It's always romantic and exciting to travel to a continent I've never been to before. Even in the waiting area at the airport in Atlanta, whence Delta runs a direct flight to Johannesburg, there's a sense of already being partway there: overheard conversations in what must be Afrikaans; in some native African language; in English in an accent that's somehow clearly southern-hemisphere, but not Australian. People of all the variety of races or ethnicities that make up South Africa's population. Blond boys and girls with ruddy-cheeked parents, who have clearly been on Caribbean beach vacations. Black men who dress, and carry themselves, with a subtly different style from Americans; black African women whose style seems partly derived from traditional dress. Then, ten or so hours and several movies into a thirteen-and-half hour overnight transatlantic marathon flight, to raise the shade on the aircraft window to find oneself crossing the surf-line of the coast of Namibia far below, a few cottony bits of low cloud or fog clinging to the coastline as the sun beats down on them, demarcating the vivid blue of the Atlantic from the coppery sands of the Namibian desert, which displays under the clear blue sky of morning patterns of what look like darker sands and braided washes draining away, it seems, from the treacherousn and almost completely uninhabited Skeleton Coast. Desert summits that are like dark, stepped ziggurats. Unclear whether the steps are due to sedimentary layering, or basaltic flows. They remind in some ways of the dark volcanic summits west of Albuquerque, and in the Puerco river basin northwest of it, but the forms are distinct. Further ranges in duns and reddish browns, flat expanses of sand. Then an amazing circular formation that must be many miles in diameter, looking like a palisade of slab-like mountains, tilted in toward the center, surrounding a flat central plain. Is it some kind of collapsed salt formation, like Utah's Upheaval Dome?
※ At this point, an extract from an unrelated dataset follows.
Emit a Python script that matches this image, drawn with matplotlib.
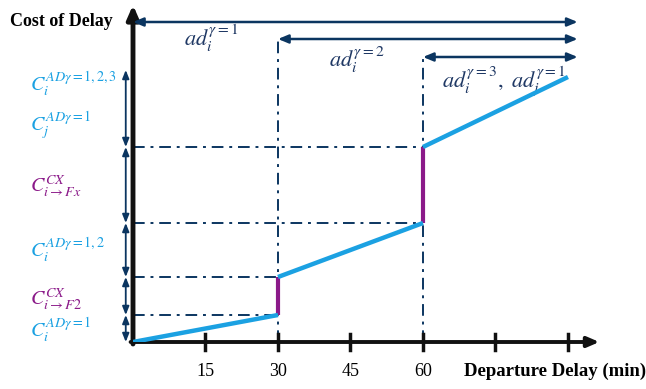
import matplotlib.pyplot as plt

plt.rcParams['mathtext.fontset'] = 'stix'

# piecewise cost of delay (cost in arbitrary units)
seg_x = [[0, 30], [30, 60], [60, 90]]
seg_y = [[0, 27], [65, 119], [195, 265]]
jump_x = [30, 60]
jump_y = [[27, 65], [119, 195]]
levels = [0, 27, 65, 119, 195, 272]
xticks = [15, 30, 45, 60, 75, 90]
xtick_labels = ['15', '30', '45', '60', '', '']
span_starts = [0, 30, 60]
span_y = [320, 303, 285]
span_end = 92
span_labels = [r'$ad_i^{\gamma=1}$', r'$ad_i^{\gamma=2}$',
               r'$ad_i^{\gamma=3},\ ad_j^{\gamma=1}$']
left_labels = [r'$C_i^{AD\gamma=1}$', r'$C_{i\rightarrow F2}^{CX}$',
               r'$C_i^{AD\gamma=1,2}$', r'$C_{i\rightarrow Fx}^{CX}$',
               r'$C_i^{AD\gamma=1,2,3}$' + '\n' + r'$C_j^{AD\gamma=1}$']

blue = '#1BA1E2'
purple = '#8B1A89'
navy = '#0B3560'

fig = plt.figure(figsize=(6.46, 3.89), dpi=100)
ax = fig.add_axes([133 / 646, 47 / 389, 464 / 646, 337 / 389])
ax.set_xlim(0, 464 / 4.833)
ax.set_ylim(0, 337)
ax.axis('off')

# guide lines
dd = (0, (6, 3, 1.5, 3))
ax.plot([0, 30], [27, 27], color=navy, lw=1.4, ls=dd)
ax.plot([0, 30], [65, 65], color=navy, lw=1.4, ls=dd)
ax.plot([0, 60], [119, 119], color=navy, lw=1.4, ls=dd)
ax.plot([0, 60], [195, 195], color=navy, lw=1.4, ls=dd)
ax.plot([30, 30], [0, span_y[1]], color=navy, lw=1.4, ls=dd)
ax.plot([60, 60], [0, span_y[2]], color=navy, lw=1.4, ls=dd)

# axes
ax.annotate('', xy=(0, 337), xytext=(0, -2), annotation_clip=False,
            arrowprops=dict(arrowstyle='-|>,head_width=0.35,head_length=0.8',
                            color='#111', lw=3.5, shrinkA=0, shrinkB=0))
ax.annotate('', xy=(96.5, 0), xytext=(-0.5, 0), annotation_clip=False,
            arrowprops=dict(arrowstyle='-|>,head_width=0.3,head_length=0.7',
                            color='#111', lw=2.8, shrinkA=0, shrinkB=0))
for t, lab in zip(xticks, xtick_labels):
    ax.plot([t, t], [-8, 8], color='#111', lw=2.5, clip_on=False)
    ax.text(t, -29, lab, ha='center', va='center', fontsize=13,
            family='Liberation Serif')

# cost curve
for xs, ys in zip(seg_x, seg_y):
    ax.plot(xs, ys, color=blue, lw=3.2, solid_capstyle='butt', zorder=4)
for xj, yj in zip(jump_x, jump_y):
    ax.plot([xj, xj], yj, color=purple, lw=3, solid_capstyle='butt', zorder=3)

# span arrows
for x0, y in zip(span_starts, span_y):
    ax.annotate('', xy=(span_end, y), xytext=(x0, y), annotation_clip=False,
                arrowprops=dict(arrowstyle='<|-|>,head_width=0.25,head_length=0.6',
                                color=navy, lw=1.8, shrinkA=0, shrinkB=0))
ax.text(10.5, 304, span_labels[0], ha='left', va='center', fontsize=16, color='#1F3864')
ax.text(40.5, 282, span_labels[1], ha='left', va='center', fontsize=16, color='#1F3864')
ax.text(64, 261, span_labels[2], ha='left', va='center', fontsize=16, color='#1F3864')

# left brackets
for lo, hi in zip(levels[:-1], levels[1:]):
    ax.annotate('', xy=(-1.5, hi), xytext=(-1.5, lo), annotation_clip=False,
                arrowprops=dict(arrowstyle='<|-|>,head_width=0.2,head_length=0.5',
                                color=navy, lw=1.3, shrinkA=0, shrinkB=0))
label_y = [12, 43, 92, 156, 236]
label_c = [blue, purple, blue, purple, blue]
for y, lab, c in zip(label_y, left_labels, label_c):
    ax.text(-21.3, y, lab, ha='left', va='center', fontsize=14.5, color=c,
            linespacing=1.5)

ax.text(-25.5, 337 - 17, 'Cost of Delay', ha='left', va='center', fontsize=13,
        fontweight='bold', family='Liberation Serif')
ax.text(68.5, -29, 'Departure Delay (min)', ha='left', va='center', fontsize=13.5,
        fontweight='bold', family='Liberation Serif')

fig.savefig('out.png', dpi=100)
The landscape gets less dramatic, reddish dirt sparsely and then less sparsely covered with a green scrub, and a few widely spaced roads show up, first dirt, then even a paved road and a few scattered houses and ranches as we pass northwest of Windhoek, probably just out of sight in a valley beyond a reservoir. Greener, hillier, but still scrubby as we pass over the border with Botswana, across Botswana just south of the Kalahari, finally sighting the Notwane river far below and then the capital Gaborone, mainly industrial and transport buildings and yards on our side of the airplane, also the large lake created by Gaborone dam. Not far beyond the river, we cross the border into South Africa.
Descending into Johannesburg, the great township of Soweto just out of sight to the south, or hidden by the scattered clouds, we see mainly nondescript suburbs, a huge football stadium, then as we descend further what could pass for modest suburbs of say, Phoenix, golf courses and parks, fairly comfortable and new-looking neighborhoods, open fields, looking fairly moist and green, traffic on expressways then a wedge of bright African colors, especially blue, that I realize with a jolt is a small collection of painted corrugated iron shacks, here and then gone as the enormous jet touches down, finally, at Oliver Tambo International Airport.